- _PROVIDED ENTRIES_:
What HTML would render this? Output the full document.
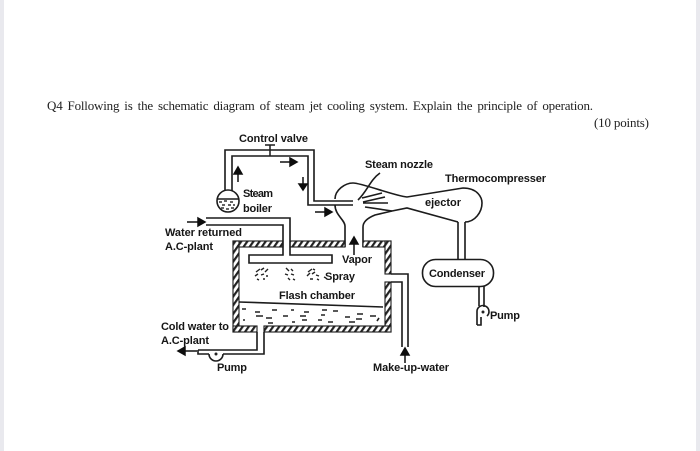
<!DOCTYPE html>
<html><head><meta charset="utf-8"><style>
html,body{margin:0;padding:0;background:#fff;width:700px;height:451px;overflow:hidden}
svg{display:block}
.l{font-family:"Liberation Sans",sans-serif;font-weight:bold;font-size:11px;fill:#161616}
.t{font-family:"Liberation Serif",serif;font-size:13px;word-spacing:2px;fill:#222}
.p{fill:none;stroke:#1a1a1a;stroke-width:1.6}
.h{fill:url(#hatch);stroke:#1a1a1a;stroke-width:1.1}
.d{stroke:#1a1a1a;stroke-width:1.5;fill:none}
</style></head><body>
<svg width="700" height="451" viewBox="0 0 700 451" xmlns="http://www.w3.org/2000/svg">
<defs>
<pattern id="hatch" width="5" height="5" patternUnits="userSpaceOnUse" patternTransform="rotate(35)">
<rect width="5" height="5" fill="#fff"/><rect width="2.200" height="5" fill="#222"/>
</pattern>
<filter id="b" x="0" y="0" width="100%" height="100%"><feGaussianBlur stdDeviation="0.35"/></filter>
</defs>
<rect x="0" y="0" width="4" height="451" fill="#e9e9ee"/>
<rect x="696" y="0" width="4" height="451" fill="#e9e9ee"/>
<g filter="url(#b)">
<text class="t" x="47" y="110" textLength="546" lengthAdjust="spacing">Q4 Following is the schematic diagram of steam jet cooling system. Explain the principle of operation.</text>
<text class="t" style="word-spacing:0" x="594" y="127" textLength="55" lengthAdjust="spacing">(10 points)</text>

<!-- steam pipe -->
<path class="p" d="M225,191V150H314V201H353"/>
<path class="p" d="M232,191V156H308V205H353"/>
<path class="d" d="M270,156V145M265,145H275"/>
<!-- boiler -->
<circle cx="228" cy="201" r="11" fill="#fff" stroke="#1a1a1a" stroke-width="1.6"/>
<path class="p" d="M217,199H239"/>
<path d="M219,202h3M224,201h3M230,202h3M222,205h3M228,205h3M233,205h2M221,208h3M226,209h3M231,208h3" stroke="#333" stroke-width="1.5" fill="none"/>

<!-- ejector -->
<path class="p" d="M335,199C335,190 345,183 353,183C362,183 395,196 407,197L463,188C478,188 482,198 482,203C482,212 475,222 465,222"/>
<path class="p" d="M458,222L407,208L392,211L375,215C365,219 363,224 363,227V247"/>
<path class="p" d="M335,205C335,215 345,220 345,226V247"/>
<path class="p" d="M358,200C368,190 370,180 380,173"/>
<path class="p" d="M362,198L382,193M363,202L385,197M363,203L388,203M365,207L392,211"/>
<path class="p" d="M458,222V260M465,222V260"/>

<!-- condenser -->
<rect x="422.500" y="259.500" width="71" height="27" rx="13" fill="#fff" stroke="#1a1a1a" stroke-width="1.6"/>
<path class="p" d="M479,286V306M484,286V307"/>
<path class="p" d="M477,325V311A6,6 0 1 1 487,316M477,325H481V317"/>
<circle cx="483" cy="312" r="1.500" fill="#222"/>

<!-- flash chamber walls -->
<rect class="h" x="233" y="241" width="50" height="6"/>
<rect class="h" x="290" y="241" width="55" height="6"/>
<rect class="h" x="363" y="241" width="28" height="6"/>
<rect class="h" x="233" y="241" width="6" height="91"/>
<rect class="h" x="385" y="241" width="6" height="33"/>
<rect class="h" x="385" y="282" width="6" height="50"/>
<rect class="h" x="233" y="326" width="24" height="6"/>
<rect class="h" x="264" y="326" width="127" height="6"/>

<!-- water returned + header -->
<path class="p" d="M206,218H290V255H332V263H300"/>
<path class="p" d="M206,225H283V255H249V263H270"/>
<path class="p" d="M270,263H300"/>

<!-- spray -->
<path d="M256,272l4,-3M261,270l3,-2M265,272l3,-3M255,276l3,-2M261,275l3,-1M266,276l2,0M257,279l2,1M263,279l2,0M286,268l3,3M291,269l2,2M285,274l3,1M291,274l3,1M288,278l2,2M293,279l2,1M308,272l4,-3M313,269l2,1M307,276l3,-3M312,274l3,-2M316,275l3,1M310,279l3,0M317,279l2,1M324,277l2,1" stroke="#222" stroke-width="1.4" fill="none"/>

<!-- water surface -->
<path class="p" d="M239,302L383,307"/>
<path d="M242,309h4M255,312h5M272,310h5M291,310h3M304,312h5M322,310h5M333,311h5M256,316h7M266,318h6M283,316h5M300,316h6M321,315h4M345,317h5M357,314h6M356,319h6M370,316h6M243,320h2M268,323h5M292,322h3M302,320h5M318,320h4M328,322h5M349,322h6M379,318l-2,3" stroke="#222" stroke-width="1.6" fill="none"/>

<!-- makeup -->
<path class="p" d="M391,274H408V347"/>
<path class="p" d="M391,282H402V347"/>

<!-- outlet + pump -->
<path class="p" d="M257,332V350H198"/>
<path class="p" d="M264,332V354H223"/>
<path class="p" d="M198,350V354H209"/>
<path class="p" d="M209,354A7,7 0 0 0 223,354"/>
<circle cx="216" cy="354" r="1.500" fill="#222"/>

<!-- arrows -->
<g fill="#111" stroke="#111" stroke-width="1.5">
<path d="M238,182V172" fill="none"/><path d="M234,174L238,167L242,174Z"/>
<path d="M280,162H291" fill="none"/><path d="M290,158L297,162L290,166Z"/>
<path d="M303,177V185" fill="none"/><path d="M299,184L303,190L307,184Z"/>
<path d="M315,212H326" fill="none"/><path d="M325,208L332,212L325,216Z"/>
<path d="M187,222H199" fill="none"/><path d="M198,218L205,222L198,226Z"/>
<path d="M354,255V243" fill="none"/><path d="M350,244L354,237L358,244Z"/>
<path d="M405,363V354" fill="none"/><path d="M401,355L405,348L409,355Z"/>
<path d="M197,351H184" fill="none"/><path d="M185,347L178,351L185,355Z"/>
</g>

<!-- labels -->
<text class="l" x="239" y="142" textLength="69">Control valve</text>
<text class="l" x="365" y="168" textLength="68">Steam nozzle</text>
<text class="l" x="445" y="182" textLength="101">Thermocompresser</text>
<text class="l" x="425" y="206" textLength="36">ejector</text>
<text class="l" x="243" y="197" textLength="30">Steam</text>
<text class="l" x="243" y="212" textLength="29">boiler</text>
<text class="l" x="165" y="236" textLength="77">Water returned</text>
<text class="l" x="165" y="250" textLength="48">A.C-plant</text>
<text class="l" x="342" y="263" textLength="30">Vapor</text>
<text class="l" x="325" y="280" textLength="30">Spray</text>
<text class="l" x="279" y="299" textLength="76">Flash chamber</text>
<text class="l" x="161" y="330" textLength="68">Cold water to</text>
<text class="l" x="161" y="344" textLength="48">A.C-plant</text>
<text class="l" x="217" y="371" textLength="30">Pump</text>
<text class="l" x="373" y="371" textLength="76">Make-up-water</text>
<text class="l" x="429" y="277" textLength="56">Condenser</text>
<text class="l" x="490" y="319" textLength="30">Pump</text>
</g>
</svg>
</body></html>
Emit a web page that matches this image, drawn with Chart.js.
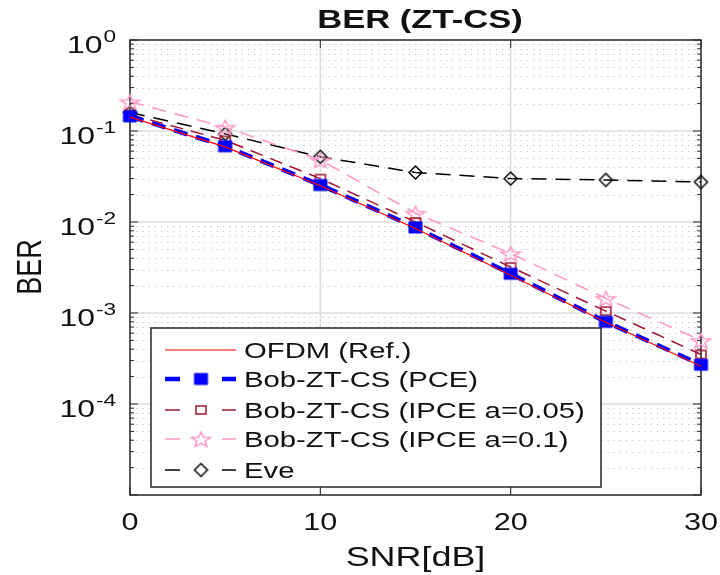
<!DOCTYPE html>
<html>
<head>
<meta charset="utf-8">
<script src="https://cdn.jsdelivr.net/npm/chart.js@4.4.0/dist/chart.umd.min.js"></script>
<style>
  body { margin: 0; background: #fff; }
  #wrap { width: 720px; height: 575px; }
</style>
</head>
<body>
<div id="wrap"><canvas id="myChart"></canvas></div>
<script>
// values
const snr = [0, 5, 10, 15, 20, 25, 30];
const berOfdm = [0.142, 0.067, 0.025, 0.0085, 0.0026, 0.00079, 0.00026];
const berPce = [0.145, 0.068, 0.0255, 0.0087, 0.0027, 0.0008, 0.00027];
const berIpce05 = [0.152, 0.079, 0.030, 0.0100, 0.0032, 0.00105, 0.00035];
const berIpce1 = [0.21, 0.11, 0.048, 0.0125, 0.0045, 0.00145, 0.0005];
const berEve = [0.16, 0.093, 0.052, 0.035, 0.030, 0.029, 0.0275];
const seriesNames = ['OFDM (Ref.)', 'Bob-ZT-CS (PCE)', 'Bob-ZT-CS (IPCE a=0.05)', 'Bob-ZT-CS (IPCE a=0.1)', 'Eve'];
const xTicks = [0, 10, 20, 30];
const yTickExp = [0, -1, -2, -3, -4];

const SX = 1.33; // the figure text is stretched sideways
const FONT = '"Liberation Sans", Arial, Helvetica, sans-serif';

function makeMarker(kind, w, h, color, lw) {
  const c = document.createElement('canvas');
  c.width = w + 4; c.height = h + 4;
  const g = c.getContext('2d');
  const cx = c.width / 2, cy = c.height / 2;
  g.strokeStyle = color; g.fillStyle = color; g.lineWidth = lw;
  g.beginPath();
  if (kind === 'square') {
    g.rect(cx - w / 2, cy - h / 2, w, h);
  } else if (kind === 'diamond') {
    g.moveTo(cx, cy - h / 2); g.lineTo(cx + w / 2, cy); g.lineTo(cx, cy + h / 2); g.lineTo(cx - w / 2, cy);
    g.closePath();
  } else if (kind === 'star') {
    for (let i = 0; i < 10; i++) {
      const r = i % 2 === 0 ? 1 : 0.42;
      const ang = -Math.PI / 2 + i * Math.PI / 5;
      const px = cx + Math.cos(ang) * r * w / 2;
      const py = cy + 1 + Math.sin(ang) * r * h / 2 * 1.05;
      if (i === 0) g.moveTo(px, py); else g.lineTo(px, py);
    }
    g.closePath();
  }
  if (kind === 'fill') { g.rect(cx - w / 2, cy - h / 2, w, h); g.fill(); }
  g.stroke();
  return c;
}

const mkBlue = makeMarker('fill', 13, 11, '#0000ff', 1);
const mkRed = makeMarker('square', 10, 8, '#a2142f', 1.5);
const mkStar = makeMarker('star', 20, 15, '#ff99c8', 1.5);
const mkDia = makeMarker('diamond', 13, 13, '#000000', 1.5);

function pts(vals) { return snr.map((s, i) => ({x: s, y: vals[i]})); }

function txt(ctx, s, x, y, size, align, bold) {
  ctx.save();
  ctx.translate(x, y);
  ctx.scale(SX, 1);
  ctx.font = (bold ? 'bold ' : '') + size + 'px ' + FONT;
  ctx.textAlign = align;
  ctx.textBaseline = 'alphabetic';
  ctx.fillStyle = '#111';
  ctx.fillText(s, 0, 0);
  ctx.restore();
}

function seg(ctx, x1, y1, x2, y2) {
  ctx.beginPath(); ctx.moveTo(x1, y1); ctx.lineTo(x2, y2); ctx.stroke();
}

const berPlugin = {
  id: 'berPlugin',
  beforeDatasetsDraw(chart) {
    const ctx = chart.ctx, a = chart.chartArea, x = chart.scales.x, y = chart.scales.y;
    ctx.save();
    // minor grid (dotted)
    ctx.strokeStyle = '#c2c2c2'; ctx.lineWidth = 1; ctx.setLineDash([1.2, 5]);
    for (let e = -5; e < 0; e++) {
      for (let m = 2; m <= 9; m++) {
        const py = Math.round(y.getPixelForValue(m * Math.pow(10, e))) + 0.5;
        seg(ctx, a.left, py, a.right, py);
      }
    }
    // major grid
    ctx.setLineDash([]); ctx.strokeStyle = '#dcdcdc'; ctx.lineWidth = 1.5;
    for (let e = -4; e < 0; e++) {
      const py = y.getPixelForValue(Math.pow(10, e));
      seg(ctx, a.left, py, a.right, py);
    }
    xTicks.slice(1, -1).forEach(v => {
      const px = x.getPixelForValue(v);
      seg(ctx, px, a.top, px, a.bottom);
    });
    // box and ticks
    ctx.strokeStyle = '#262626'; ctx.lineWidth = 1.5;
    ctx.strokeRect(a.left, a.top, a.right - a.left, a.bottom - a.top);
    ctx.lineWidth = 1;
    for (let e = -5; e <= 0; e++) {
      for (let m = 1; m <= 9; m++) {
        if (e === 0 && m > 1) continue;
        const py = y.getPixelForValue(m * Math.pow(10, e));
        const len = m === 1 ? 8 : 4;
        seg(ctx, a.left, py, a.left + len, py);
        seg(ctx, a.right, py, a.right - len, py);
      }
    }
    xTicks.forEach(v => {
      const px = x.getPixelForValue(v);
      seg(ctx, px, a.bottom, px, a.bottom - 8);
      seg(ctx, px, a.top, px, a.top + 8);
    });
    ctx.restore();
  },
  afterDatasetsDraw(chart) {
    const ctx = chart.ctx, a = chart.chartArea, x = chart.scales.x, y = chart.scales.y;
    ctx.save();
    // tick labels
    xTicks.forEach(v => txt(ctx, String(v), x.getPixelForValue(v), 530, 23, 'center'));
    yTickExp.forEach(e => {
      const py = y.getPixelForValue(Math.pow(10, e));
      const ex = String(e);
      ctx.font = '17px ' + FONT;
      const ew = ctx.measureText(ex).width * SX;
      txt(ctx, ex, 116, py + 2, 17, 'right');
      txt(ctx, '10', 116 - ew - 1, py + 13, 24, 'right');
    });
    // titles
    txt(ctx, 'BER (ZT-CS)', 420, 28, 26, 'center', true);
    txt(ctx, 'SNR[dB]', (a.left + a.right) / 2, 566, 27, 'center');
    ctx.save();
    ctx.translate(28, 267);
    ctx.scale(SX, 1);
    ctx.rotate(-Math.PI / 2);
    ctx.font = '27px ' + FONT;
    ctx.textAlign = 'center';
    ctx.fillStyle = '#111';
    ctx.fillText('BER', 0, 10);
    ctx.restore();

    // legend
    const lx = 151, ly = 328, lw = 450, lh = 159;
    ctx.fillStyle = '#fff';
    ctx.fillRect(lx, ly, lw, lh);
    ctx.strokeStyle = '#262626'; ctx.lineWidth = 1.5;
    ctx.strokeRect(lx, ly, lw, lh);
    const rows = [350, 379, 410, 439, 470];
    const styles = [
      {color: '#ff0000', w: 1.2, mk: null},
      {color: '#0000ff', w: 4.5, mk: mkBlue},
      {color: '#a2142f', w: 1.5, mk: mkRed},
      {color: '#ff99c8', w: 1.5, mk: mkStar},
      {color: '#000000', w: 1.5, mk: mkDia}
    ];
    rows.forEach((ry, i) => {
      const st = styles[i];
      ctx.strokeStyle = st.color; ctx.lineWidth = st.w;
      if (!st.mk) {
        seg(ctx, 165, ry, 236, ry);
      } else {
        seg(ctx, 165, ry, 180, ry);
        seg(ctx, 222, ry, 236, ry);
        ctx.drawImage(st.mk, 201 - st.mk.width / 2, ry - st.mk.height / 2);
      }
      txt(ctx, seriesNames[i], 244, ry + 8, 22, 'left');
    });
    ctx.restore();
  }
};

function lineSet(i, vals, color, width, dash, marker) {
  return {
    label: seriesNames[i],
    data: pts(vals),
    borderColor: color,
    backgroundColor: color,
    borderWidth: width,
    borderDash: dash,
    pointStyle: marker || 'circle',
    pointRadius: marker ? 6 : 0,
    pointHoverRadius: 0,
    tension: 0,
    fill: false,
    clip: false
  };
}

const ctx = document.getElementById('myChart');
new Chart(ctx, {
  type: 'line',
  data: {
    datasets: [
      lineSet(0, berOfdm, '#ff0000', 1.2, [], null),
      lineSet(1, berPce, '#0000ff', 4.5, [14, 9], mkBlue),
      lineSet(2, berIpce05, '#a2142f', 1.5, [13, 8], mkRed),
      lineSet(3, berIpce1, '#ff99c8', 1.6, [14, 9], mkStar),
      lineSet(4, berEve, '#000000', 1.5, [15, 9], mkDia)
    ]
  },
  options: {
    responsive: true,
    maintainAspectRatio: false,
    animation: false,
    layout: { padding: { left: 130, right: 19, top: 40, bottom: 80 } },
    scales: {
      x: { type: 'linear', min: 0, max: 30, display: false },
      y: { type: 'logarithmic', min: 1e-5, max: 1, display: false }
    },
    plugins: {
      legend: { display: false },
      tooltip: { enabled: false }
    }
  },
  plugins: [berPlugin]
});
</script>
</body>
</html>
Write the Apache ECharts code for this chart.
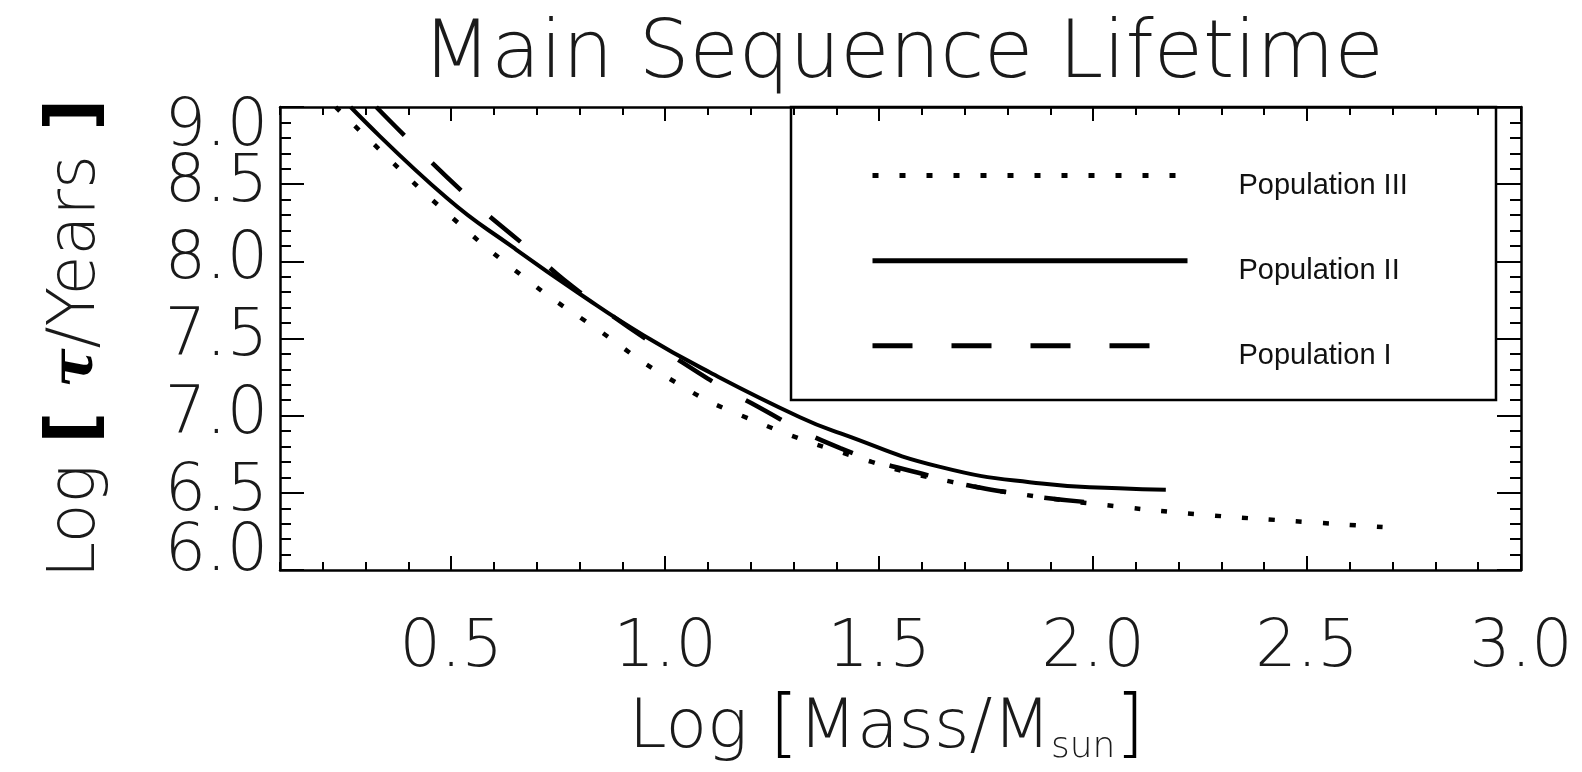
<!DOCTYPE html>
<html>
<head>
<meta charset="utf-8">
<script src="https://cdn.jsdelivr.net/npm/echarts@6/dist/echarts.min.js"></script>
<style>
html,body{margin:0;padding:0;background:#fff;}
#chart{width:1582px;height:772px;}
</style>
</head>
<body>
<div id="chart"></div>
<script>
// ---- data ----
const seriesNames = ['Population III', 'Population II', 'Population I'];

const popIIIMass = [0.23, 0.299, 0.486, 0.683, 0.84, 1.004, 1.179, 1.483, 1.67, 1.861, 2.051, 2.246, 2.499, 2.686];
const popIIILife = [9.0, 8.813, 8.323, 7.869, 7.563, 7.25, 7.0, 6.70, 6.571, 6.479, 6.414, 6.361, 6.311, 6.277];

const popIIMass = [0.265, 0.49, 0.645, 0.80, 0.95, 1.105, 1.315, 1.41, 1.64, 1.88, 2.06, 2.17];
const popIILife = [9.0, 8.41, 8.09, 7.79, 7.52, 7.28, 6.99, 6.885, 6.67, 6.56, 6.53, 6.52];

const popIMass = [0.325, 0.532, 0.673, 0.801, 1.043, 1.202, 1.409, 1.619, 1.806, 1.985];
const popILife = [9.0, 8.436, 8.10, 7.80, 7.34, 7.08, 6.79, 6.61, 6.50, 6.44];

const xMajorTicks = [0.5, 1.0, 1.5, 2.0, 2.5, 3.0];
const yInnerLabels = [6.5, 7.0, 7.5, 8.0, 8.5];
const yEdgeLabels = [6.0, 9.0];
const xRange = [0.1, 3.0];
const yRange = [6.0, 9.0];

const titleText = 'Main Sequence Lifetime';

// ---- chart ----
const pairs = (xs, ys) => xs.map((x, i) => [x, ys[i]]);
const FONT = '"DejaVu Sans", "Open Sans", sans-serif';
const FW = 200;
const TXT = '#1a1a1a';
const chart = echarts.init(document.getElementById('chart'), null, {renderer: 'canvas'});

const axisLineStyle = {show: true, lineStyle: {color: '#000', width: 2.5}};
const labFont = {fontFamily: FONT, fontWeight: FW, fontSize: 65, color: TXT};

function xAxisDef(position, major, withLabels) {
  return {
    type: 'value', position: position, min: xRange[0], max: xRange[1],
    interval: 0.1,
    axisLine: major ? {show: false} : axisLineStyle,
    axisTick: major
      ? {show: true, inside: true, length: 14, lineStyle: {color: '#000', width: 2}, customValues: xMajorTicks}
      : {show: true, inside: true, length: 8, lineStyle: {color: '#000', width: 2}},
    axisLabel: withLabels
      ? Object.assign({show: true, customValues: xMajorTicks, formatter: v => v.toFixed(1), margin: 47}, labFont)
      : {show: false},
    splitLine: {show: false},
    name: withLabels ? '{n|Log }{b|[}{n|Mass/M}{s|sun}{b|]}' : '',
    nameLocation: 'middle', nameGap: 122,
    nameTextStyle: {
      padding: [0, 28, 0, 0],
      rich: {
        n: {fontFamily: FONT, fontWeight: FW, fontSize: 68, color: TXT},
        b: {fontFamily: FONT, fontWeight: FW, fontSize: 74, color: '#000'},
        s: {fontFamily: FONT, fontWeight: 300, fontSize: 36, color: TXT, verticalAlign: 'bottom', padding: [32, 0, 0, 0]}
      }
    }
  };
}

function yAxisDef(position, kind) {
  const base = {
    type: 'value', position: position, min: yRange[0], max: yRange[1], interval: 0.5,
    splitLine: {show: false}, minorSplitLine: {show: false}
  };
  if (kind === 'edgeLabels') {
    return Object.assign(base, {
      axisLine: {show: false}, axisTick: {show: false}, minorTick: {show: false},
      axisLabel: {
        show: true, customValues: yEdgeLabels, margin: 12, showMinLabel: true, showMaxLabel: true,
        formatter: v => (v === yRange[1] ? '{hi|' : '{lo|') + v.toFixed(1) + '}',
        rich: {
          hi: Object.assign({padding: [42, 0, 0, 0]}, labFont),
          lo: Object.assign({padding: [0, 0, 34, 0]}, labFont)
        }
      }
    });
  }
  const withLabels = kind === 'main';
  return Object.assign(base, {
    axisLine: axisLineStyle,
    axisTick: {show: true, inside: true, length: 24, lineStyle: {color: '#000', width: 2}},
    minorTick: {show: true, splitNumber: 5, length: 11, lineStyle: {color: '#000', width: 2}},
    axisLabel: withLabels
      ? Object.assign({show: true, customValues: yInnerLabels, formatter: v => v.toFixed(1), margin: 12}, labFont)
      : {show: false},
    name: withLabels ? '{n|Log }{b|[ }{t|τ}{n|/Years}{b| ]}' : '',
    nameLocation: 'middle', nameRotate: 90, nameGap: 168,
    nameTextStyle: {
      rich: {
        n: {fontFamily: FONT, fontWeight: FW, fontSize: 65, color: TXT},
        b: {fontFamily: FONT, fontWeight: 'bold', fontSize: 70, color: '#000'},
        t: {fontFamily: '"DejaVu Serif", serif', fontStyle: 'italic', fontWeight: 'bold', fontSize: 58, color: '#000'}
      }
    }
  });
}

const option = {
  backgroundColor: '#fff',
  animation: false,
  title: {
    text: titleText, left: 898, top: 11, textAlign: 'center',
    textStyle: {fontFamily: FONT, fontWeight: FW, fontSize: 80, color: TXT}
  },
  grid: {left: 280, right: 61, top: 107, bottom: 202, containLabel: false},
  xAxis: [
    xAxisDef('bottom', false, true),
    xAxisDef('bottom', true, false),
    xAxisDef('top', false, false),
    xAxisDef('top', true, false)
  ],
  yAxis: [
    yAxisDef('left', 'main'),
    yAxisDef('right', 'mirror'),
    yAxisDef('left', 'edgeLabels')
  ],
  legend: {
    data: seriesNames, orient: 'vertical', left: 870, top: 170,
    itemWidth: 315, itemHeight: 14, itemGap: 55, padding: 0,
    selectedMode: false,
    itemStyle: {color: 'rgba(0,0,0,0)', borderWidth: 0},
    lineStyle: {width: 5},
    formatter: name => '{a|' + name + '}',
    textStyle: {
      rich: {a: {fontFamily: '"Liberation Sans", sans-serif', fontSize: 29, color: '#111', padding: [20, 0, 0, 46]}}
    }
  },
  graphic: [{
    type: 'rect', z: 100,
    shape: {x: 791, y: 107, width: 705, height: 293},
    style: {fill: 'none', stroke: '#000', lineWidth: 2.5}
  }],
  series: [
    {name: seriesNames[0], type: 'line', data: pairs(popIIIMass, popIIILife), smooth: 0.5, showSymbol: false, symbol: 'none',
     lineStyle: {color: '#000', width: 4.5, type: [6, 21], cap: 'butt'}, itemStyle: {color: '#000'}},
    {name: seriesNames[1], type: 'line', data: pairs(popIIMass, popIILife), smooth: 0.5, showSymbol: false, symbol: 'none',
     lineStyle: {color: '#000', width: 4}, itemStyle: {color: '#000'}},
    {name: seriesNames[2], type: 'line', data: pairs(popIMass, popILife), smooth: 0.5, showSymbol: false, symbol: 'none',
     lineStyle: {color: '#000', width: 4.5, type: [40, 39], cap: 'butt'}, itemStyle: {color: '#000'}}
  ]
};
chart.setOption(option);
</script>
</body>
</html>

- _EXERCISE DETAILS_: Taking the entries above, extract every line from the one bearing "Write the Apache ECharts code for this chart." through the one bearing "const seriesNames = ['Population", exactly, with no pictures.

- _SOLVED PROBLEM_:
Write the Apache ECharts code for this chart.
<!DOCTYPE html>
<html>
<head>
<meta charset="utf-8">
<script src="https://cdn.jsdelivr.net/npm/echarts@6/dist/echarts.min.js"></script>
<style>
html,body{margin:0;padding:0;background:#fff;}
#chart{width:1582px;height:772px;}
</style>
</head>
<body>
<div id="chart"></div>
<script>
// ---- data ----
const seriesNames = ['Population III', 'Population II', 'Population I'];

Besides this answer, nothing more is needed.